Another last chance in Cyprus
The Turkish and Greek Cypriot leaders, along with foreign ministers of the three guarantor states Turkey, Greece and Britain, came together for open-ended discussions on the future of Cyprus in the Swiss resort of Crans-Montana on June 28. The five-party talks are a continuation of the attempt that first commenced on Jan. 12 under the auspices of U.N. Secretary General Antonio Gueterres, but failed in its first round. It focuses on reaching convergence on the core issues to reunify the island and to end the years of division.
In the background are the two years of negotiations between Nicos Anastasiades and Mustafa Akıncı, respective presidents of the Republic of Cyprus (RoC) and the Turkish Republic of Northern Cyprus (TRNC). This background has so far created a collegial atmosphere between them and their teams, and brought about the most likely environment for solution first time since the failure of the Annan Plan in 2004.
To recap, the Annan Plan, which sought the reunification of the island as well as the exchange of territories and gradual withdrawal of Turkish troops over time, was approved by 65 percent of the Turkish Cypriots through a simultaneous referendum in April 2004 on both sides of the island. It was rejected by 76 percent of Greek Cypriots, and thus failed to be implemented. Since then, the TRNC has faced international isolation while the RoC has enjoyed the benefits of its EU membership. With the election of Mustafa Akıncı as the president of the TRNC in April 2015, both sides felt sufficiently confident to start yet another round of negotiations that ultimately brought us to Crans-Montana. The atmosphere seemed positive enough that the U.N. Secretary General took the initiative to invite all the relevant parties to hammer out the end game.
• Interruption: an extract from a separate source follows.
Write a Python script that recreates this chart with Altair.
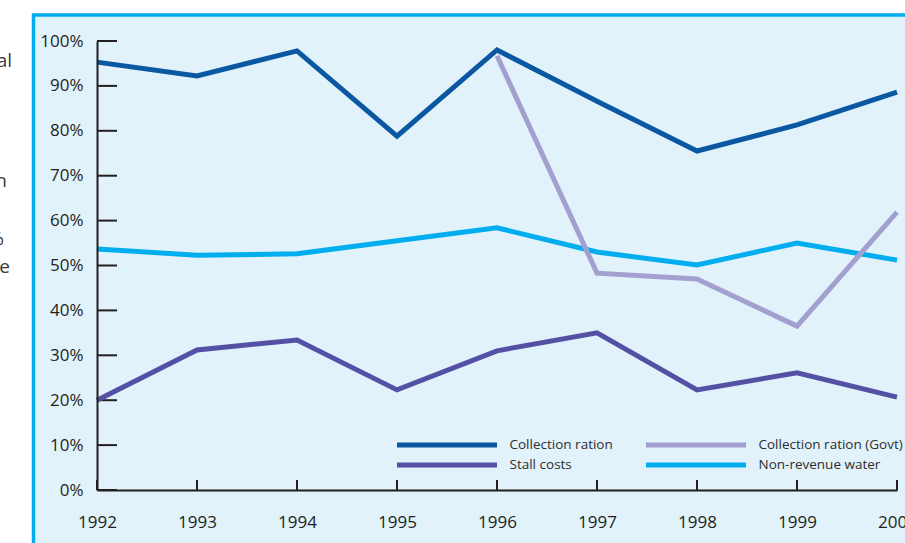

There is a general feeling that this is indeed the last chance to reunite the island. As Akıncı has emphasised on several occasions, this wil be the last time that his generation is trying its chance for a solution. Younger generations, who have no memory of living together, may not be interested in a united island at all. Even the U.N. has signalled that it might end its longest-running peacekeeping mission - the U.N. Peacekeeping Force in Cyprus, in existence since 1964 – when its current mandate expires at the end of July.
Yet there is still no real change in the positions of the negotiating parties on the most important issues. While the Greek side is trying to portray the talks in Crans-Montana as an attempt to find a compromise on the last remaining unsolved issues - that are the removal of Turkish troops from the island and the status of international guarantees for security - the Turkish side keeps reminding everyone that there has not yet been an agreed upon formula for power sharing, governance, property rights and territorial adjustments.
In short, there has been no agreement at all on anything that really matters. In any case, it has been the mantra of the Cyprus negotiations from their inception in the 1970s that “either there will be an agreement on all issues, or there will be no agreement at all.” In other words, the negotiations are based on the principle that nothing is agreed until everything is agreed.
Any compromise in this last stage of the negotiations will surely be reflected in both Cypriot leaders’ political futures, especially considering the forthcoming presidential elections on the Greek side in February 2018. But the leaders should bear in their mind that there will be no common future on the island without real compromises, and publicity games never pay off. Any real solution will be unpopular on both sides and may endanger the leadership positions of both Anastasiades and Akıncı, but that is how true leaders are born.